I was having dinner with a group of friends one night in mid-November and someone asked about my role with Classical Conversations for the next year. I slipped and said, “Well, if we’re still here next year…” my voice tapered off. Why in the world did I say that out loud? I had absolutely nothing to base that on other than a “feeling” and I’m not usually one to act on feelings in that way. I was shocked I said that and talked my way out of it pretty fast.

But it sort of became the family joke. Whenever we would talk about a future decision, I would throw out, “Just wait until February and then we’ll know whether to do that or not.” We had different friends over one Saturday afternoon in January and they asked us about our future. Craig joked that I was convinced our lives were going to change in February and then he looked at me grinning.
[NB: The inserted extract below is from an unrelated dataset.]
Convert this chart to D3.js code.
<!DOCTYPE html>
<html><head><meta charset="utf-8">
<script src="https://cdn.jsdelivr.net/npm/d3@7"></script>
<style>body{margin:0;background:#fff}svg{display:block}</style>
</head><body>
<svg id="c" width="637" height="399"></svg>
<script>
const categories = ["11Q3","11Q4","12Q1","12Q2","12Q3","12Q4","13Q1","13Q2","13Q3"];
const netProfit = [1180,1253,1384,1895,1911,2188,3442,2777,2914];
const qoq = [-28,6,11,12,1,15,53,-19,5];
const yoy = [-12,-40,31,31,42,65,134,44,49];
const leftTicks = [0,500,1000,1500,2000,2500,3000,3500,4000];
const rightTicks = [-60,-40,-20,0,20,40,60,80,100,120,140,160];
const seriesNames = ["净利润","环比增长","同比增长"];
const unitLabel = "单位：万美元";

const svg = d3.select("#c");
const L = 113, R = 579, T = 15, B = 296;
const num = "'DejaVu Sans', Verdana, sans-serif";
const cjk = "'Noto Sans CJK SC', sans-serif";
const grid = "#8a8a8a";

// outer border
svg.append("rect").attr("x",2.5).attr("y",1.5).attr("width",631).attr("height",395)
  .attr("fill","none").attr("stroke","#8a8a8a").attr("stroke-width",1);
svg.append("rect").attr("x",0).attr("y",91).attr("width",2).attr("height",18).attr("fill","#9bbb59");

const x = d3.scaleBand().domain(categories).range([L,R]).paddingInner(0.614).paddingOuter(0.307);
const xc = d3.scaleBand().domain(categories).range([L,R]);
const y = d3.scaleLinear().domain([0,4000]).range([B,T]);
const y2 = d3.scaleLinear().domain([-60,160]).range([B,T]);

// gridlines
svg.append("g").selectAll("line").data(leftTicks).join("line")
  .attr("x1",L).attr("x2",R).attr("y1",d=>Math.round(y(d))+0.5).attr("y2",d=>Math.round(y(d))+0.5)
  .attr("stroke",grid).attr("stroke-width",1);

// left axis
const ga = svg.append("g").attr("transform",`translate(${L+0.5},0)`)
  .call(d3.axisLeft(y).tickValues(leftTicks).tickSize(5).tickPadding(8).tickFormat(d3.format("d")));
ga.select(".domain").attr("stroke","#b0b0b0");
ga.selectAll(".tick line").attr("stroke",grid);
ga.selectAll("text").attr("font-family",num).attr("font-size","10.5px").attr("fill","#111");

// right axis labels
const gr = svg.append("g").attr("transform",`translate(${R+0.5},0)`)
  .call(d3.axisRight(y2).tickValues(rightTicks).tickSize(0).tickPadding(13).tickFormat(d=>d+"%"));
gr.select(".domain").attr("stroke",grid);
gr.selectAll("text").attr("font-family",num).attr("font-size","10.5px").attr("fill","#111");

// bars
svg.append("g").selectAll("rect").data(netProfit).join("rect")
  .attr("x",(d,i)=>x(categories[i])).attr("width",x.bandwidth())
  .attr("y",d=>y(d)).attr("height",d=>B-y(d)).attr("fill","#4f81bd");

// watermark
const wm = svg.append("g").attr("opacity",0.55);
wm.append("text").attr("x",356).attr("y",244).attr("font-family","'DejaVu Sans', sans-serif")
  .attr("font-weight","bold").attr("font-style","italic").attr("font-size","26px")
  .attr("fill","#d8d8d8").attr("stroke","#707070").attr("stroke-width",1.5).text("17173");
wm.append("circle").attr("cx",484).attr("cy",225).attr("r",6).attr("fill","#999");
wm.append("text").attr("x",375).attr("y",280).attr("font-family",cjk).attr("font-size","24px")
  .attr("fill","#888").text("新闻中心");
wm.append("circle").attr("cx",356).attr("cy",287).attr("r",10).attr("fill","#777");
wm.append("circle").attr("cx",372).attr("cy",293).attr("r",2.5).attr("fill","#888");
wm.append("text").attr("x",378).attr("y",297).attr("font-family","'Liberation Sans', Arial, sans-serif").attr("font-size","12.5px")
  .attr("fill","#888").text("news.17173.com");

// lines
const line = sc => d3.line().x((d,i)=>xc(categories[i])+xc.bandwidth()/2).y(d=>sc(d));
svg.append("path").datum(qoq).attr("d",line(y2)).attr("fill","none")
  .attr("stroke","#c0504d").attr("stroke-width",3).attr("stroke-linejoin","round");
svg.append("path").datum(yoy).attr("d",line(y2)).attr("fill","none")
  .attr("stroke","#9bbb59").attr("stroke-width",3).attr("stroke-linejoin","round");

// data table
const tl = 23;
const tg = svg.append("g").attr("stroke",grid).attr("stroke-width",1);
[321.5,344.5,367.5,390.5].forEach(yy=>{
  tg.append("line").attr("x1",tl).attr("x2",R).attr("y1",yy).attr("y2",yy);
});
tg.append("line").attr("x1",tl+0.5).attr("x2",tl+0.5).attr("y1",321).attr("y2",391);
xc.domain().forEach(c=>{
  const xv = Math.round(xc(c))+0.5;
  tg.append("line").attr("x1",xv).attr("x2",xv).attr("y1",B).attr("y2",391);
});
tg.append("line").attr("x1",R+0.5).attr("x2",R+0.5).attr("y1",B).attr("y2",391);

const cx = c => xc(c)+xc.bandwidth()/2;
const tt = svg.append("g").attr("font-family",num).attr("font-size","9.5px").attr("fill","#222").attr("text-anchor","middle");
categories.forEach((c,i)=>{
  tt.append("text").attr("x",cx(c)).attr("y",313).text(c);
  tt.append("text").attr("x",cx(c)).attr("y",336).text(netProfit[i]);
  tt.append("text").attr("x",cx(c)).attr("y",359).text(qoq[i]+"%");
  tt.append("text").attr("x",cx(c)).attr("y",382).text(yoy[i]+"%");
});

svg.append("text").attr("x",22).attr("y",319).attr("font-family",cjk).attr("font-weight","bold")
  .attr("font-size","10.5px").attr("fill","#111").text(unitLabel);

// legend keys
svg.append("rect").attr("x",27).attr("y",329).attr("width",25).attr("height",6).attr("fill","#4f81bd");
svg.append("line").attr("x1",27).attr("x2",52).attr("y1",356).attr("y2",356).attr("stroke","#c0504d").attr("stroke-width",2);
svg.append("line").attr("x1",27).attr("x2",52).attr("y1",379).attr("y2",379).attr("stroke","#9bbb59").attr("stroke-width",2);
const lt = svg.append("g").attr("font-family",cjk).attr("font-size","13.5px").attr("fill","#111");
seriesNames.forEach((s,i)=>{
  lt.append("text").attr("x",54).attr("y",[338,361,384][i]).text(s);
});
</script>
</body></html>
I turned 1,000 shades of red and laughed it off.

I was convinced but I didn’t know why.

Craig turned 40 on February 5. He entered into a 40-day period of intense seeking and reflecting on what God would have for the next 40 years of life should God so grant that for him. This 40-day period came to an end on his birthday. The night before he received an email from a friend of ours. It was an email that would begin the change I’d been waiting for since November. It was the email that would usher in this new phase of our lives.